Recent advances in PLC, SCADA and leak detection system technologies lead to the development of a highly integrated control system. Interconnected with fiber optic communication speeds (OC-1), this level of integration moves away from the historic model of stand-alone field controllers connected over low speed communication links to a centralized control center which, in turn, exchanges data from the host system to stand-alone leak detection processors.
A new system design approach utilized familiar pipeline control elements such as PLC controllers and MODBUS communication protocols in combination with elements more typically associated with an office environment such as Windows NT servers, PC compatible computers, and Ethernet TCP/IP communications networks. These open-architecture components were used to fully develop, debug and test the SCADA system prior to system startup. The pipeline simulator is used as the centerpiece for this process to perform thorough operational validation of the system long before initial linefill. Once the various components were fully tested they were exported to the physical system in an operational state.
The result is nearly seamless control systems supported by high data rates, high model speeds, common databases, and multi-channel communications.
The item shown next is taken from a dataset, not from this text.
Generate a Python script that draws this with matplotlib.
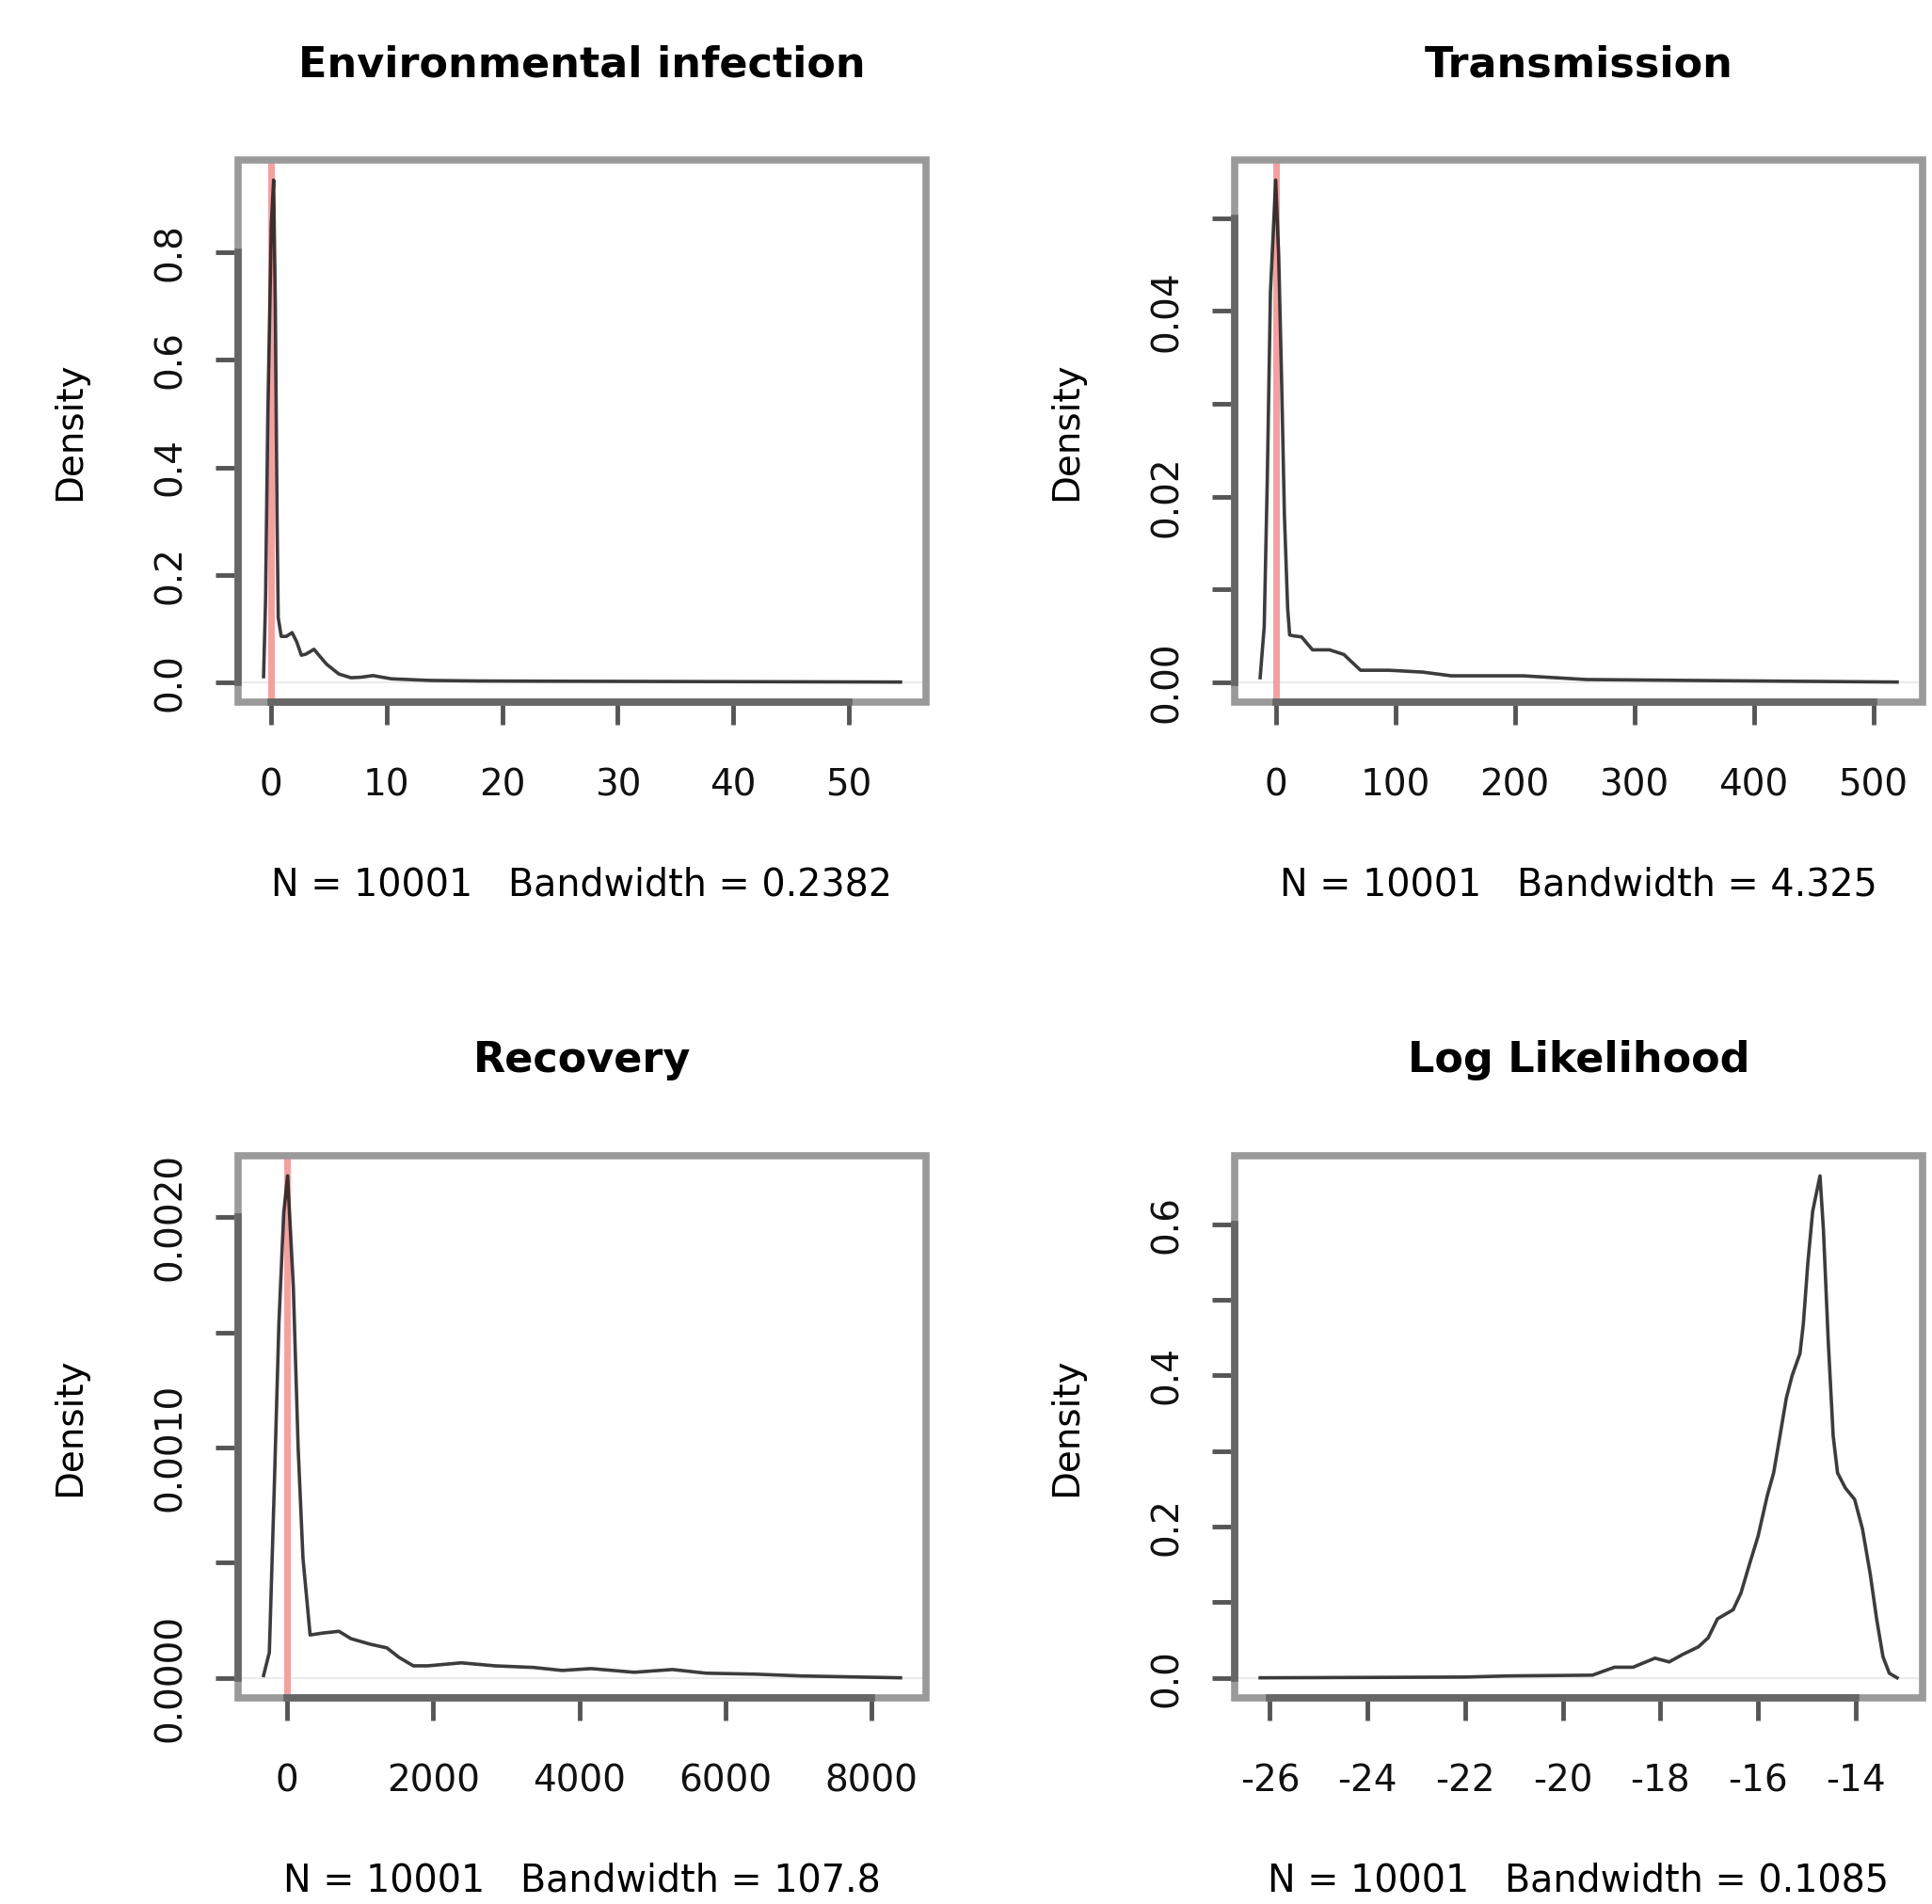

The increased level of integration has had dramatic impacts in leak detection, system safety, engineering development, operator training, and overall reliability of the control systems.
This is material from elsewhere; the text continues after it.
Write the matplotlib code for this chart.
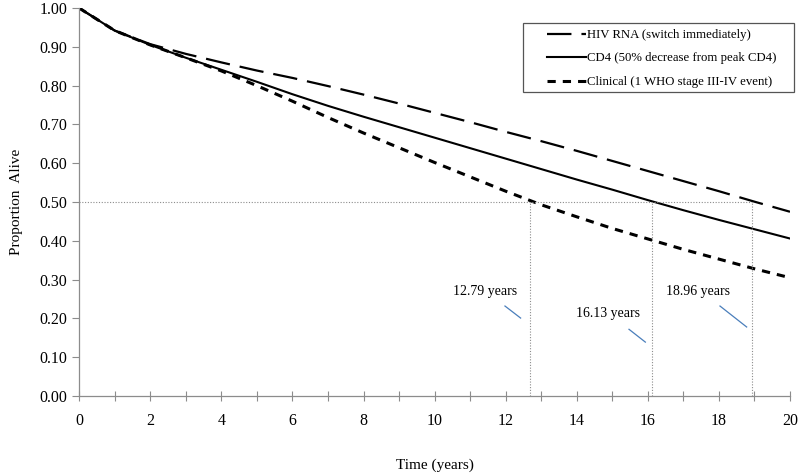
"""Survival curves by switching strategy (proportion alive over 20 years)."""

import matplotlib

matplotlib.use("Agg")
import matplotlib.pyplot as plt
from matplotlib.patches import Rectangle

# --- data ---
years = list(range(0, 21))
hiv_rna = [1.000, 0.942, 0.907, 0.882, 0.860, 0.839, 0.820, 0.799, 0.777, 0.754, 0.730,
           0.706, 0.681, 0.657, 0.632, 0.606, 0.580, 0.554, 0.528, 0.501, 0.475]
cd4 = [1.000, 0.942, 0.905, 0.872, 0.841, 0.810, 0.778, 0.748, 0.720, 0.693, 0.666,
       0.639, 0.612, 0.585, 0.558, 0.532, 0.505, 0.479, 0.454, 0.430, 0.406]
clinical = [1.000, 0.942, 0.905, 0.872, 0.838, 0.800, 0.760, 0.718, 0.678, 0.640, 0.602,
            0.565, 0.528, 0.493, 0.462, 0.432, 0.405, 0.378, 0.353, 0.328, 0.305]
series_labels = ["HIV RNA (switch immediately)",
                 "CD4 (50% decrease from peak CD4)",
                 "Clinical (1 WHO stage III-IV event)"]

median_x = [12.68, 16.13, 18.92]
median_labels = ["12.79 years", "16.13 years", "18.96 years"]
label_xy = [(11.42, 0.27), (14.88, 0.213), (17.41, 0.27)]
pointer_xy = [((11.98, 0.232), (12.42, 0.201)),
              ((15.47, 0.172), (15.93, 0.139)),
              ((18.03, 0.232), (18.78, 0.178))]

plt.rcParams["font.family"] = ["Liberation Serif", "DejaVu Serif"]

fig = plt.figure(figsize=(8, 4.76), dpi=100)
ax = fig.add_axes([0.099, 0.168, 0.8885, 0.815])

ax.plot(years, hiv_rna, color="black", lw=1.6, dashes=(11, 4.5), label=series_labels[0])
ax.plot(years, cd4, color="black", lw=1.5, label=series_labels[1])
ax.plot(years, clinical, color="black", lw=2.2, dashes=(2.7, 2.3), label=series_labels[2])

# median survival guides
grey = "#8c8c8c"
ax.plot([0, max(median_x)], [0.5, 0.5], color=grey, lw=0.8, ls=(0, (1, 1.5)))
for mx in median_x:
    ax.plot([mx, mx], [0, 0.5], color=grey, lw=0.8, ls=(0, (1, 1.5)))
for txt, (tx, ty), (p0, p1) in zip(median_labels, label_xy, pointer_xy):
    ax.text(tx, ty, txt, ha="center", va="center", fontsize=10)
    ax.plot([p0[0], p1[0]], [p0[1], p1[1]], color="#4a7ebb", lw=0.9)

ax.set_xlim(0, 20)
ax.set_ylim(0, 1.0)
ax.set_xticks(range(0, 21, 2))
ax.set_xticks(range(0, 21), minor=True)
ax.set_yticks([i / 10 for i in range(11)])
ax.set_yticklabels([f"{i / 10:.2f}" for i in range(11)])
ax.tick_params(axis="x", which="both", direction="inout", length=7, width=0.8,
               color=grey, labelsize=11.5, pad=9)
ax.tick_params(axis="y", direction="out", length=5, width=0.8, color=grey, labelsize=11.5)
for side in ("top", "right"):
    ax.spines[side].set_visible(False)
for side in ("left", "bottom"):
    ax.spines[side].set_color(grey)
    ax.spines[side].set_linewidth(0.9)

ax.set_xlabel("Time (years)", fontsize=11, labelpad=21)
ax.set_ylabel("Proportion  Alive", fontsize=11, labelpad=12)

# legend: entries without frame, box drawn separately (wider side padding)
ax.legend(loc="upper left", bbox_to_anchor=(0.684, 1 - 29 / 476),
          bbox_transform=fig.transFigure, fontsize=9.2, frameon=False,
          handlelength=3.0, handletextpad=0.15, borderpad=0, borderaxespad=0,
          labelspacing=0.9)
fig.patches.append(Rectangle((523 / 800, 1 - 92 / 476), 271 / 800, 69 / 476,
                             transform=fig.transFigure, fill=False,
                             edgecolor="#555555", lw=0.9))

fig.savefig("out.png", dpi=100)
The following paper presents a narrative overview of these new developments in the context of an implementation on Pacific Pipeline System (PPS). PPS is a recently constructed and commissioned 209 km (130 mile), 50.8 cm (20″) diameter, hot crude oil pipeline between the southern portion of California’s San Joaquin Valley and refineries in the Los Angeles basin. Following the Interstate 5 corridor over the “Grapevine”, Tejon Pass, Angeles National Forest and through heavily populated areas, this pipeline traverses some of the most environmentally and safety sensitive regions in the United States. The joint federal and state Environmental Impact Report / Environmental Impact Statement (EIR/EIS) set high hurdles for leak detection and control system performance. The historic control architecture and technologies were not adequate.
This paper provides an overview of the environmental and physical constraints of the Pacific Pipeline System alignment, hydraulics, pumping and metering equipment, and block valve locations. It also discusses their impact on the design, programming and commissioning of a SCADA system meeting the requirements of the EIR/EIS. The paper then describes in more detail the fiber-optic communication system, control system architecture, SCADA system, leak detection models, simulator models and implementation methods, along with the engineering decisions leading to a comprehensive solution for the SCADA and leak detection requirements.